Ce changement, nouveau pour le Québec, s'explique non seulement par le fait que les immigrants sont plus nombreux, mais aussi parce que leur fécondité est plus forte, leur proportion augmentant dès que l'on passe du deuxième au troisième ou quatrième enfant.
On ne peut, de ces seuls chiffres, tirer la conclusion que l'intégration ne se fera pas, mais il est clair que la société québécoise n'a pas fini d'être bousculée, moins en raison du nombre (l'Ontario et la Colombie-Britannique ont des proportions beaucoup plus fortes d'immigrants) que de la concentration de l'immigration, qui isole de plus en plus Montréal du reste du Québec. Ce phénomène participe d'une part au repli sur elles-mêmes des collectivités culturelles, et encourage d'autre part des critiques d'autant plus vives touchant leur mode de vie que bien des Québécois «de souche» n'en voient que la version tronquée donnée par les médias.
Pour que l'équilibre tienne, il faudra donc à la fois un souci d'ouverture aux autres, moins présent qu'on ne le croit (il n'y a qu'à scruter notre miroir collectif, le petit écran, pour s'en rendre compte), des stratégies de «mélange ethnique» pour que les gens se rencontrent, mais aussi une plus grande assurance dans l'affirmation des valeurs du Québec moderne.
L'irritation devant «l'accommodement raisonnable» et ses dérivés est dû en effet autant aux demandes qui sont faites à différentes institutions qu'aux réponses que celles-ci leur donnent. Il faut le dire, les Québécois sont «fins», prêts à rendre service sans toujours réfléchir à la portée de certaines décisions. Pourtant, les limites acceptables existent: l'égalité hommes-femmes en est une, la rareté des ressources, en santé par exemple, en est une autre. L'équilibre, ce serait aussi de se pencher plus sérieusement sur notre démographie et d'accepter de faire davantage pour aider tous les Québécois à aller au bout de leur désir (quasi unanimement présent, selon les études) d'enfants.

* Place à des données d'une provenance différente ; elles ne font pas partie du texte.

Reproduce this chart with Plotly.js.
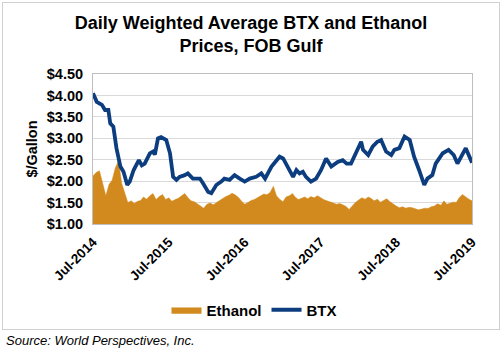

Science oblige, les démographes se montrent prudents quand ils observent une hausse de la fécondité comme celle de 2006. Difficile néanmoins de ne pas faire le lien entre des choix politiques d'une certaine ampleur et la décision d'enfanter. Au tournant des années 1990, le versement d'importantes allocations par le gouvernement libéral de l'époque avait accompagné une augmentation sensible de l'indice de fécondité. En 2006, la hausse du nombre de nouveaux-nés est concomitante à l'entrée en vigueur au Québec d'un congé de maternité bonifié: le Régime québécois d'assurance parentale. Il y a des coïncidences qui sont quand même troublantes!
Ce qui est sûr, c'est que ni pour l'immigration, ni pour la natalité, une seule mesure ne peut suffire. Pour changer les attitudes personnelles (et l'histoire racontée en page Idées par une jeune femme enceinte est éloquente), il faut créer un climat collectif, et que l'exemple vienne d'en haut, du politique. Les immigrants sont importants? Donnons-leur davantage de services pour les intégrer. Les enfants sont notre avenir? Aidons les parents avec plus d'argent, plus de rabais pour les familles, plus de congés. Et l'harmonie doit régner? Alors que les politiciens prennent enfin la parole à propos de ces accommodements qui font tant jaser.